◆ Given data ◆
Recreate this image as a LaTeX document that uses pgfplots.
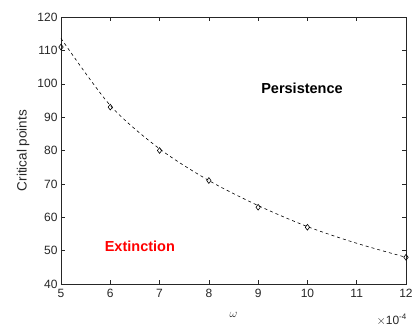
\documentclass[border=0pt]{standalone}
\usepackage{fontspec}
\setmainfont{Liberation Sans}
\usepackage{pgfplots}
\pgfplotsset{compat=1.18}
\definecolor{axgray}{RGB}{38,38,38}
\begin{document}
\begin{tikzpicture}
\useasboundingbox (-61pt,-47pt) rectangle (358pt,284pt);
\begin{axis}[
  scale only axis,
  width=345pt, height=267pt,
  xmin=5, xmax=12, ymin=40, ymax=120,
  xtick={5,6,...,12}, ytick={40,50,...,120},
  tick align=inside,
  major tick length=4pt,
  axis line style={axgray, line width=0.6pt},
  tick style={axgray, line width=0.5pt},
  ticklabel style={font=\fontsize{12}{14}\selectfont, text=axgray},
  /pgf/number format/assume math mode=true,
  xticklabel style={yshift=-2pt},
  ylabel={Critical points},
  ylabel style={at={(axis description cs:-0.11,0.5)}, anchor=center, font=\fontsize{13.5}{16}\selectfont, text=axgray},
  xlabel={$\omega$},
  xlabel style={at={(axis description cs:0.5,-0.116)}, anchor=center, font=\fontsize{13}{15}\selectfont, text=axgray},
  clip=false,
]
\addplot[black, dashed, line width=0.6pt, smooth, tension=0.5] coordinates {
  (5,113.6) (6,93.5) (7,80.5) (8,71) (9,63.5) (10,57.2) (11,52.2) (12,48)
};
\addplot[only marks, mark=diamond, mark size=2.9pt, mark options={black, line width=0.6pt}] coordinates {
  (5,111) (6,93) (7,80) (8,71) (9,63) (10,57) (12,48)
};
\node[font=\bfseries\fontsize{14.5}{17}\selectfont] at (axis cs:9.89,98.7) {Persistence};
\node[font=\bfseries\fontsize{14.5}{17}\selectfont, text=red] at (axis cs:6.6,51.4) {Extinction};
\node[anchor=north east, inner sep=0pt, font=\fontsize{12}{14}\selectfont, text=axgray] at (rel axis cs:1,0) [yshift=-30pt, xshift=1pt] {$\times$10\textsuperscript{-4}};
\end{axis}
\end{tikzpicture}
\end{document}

◆ Set problem ◆
Without the pictures, print the whole listing exactly as given.

◆ Exercise response ◆
Recreate this image as a LaTeX document that uses pgfplots.
\documentclass[border=0pt]{standalone}
\usepackage{fontspec}
\setmainfont{Liberation Sans}
\usepackage{pgfplots}
\pgfplotsset{compat=1.18}
\definecolor{axgray}{RGB}{38,38,38}
\begin{document}
\begin{tikzpicture}
\useasboundingbox (-61pt,-47pt) rectangle (358pt,284pt);
\begin{axis}[
  scale only axis,
  width=345pt, height=267pt,
  xmin=5, xmax=12, ymin=40, ymax=120,
  xtick={5,6,...,12}, ytick={40,50,...,120},
  tick align=inside,
  major tick length=4pt,
  axis line style={axgray, line width=0.6pt},
  tick style={axgray, line width=0.5pt},
  ticklabel style={font=\fontsize{12}{14}\selectfont, text=axgray},
  /pgf/number format/assume math mode=true,
  xticklabel style={yshift=-2pt},
  ylabel={Critical points},
  ylabel style={at={(axis description cs:-0.11,0.5)}, anchor=center, font=\fontsize{13.5}{16}\selectfont, text=axgray},
  xlabel={$\omega$},
  xlabel style={at={(axis description cs:0.5,-0.116)}, anchor=center, font=\fontsize{13}{15}\selectfont, text=axgray},
  clip=false,
]
\addplot[black, dashed, line width=0.6pt, smooth, tension=0.5] coordinates {
  (5,113.6) (6,93.5) (7,80.5) (8,71) (9,63.5) (10,57.2) (11,52.2) (12,48)
};
\addplot[only marks, mark=diamond, mark size=2.9pt, mark options={black, line width=0.6pt}] coordinates {
  (5,111) (6,93) (7,80) (8,71) (9,63) (10,57) (12,48)
};
\node[font=\bfseries\fontsize{14.5}{17}\selectfont] at (axis cs:9.89,98.7) {Persistence};
\node[font=\bfseries\fontsize{14.5}{17}\selectfont, text=red] at (axis cs:6.6,51.4) {Extinction};
\node[anchor=north east, inner sep=0pt, font=\fontsize{12}{14}\selectfont, text=axgray] at (rel axis cs:1,0) [yshift=-30pt, xshift=1pt] {$\times$10\textsuperscript{-4}};
\end{axis}
\end{tikzpicture}
\end{document}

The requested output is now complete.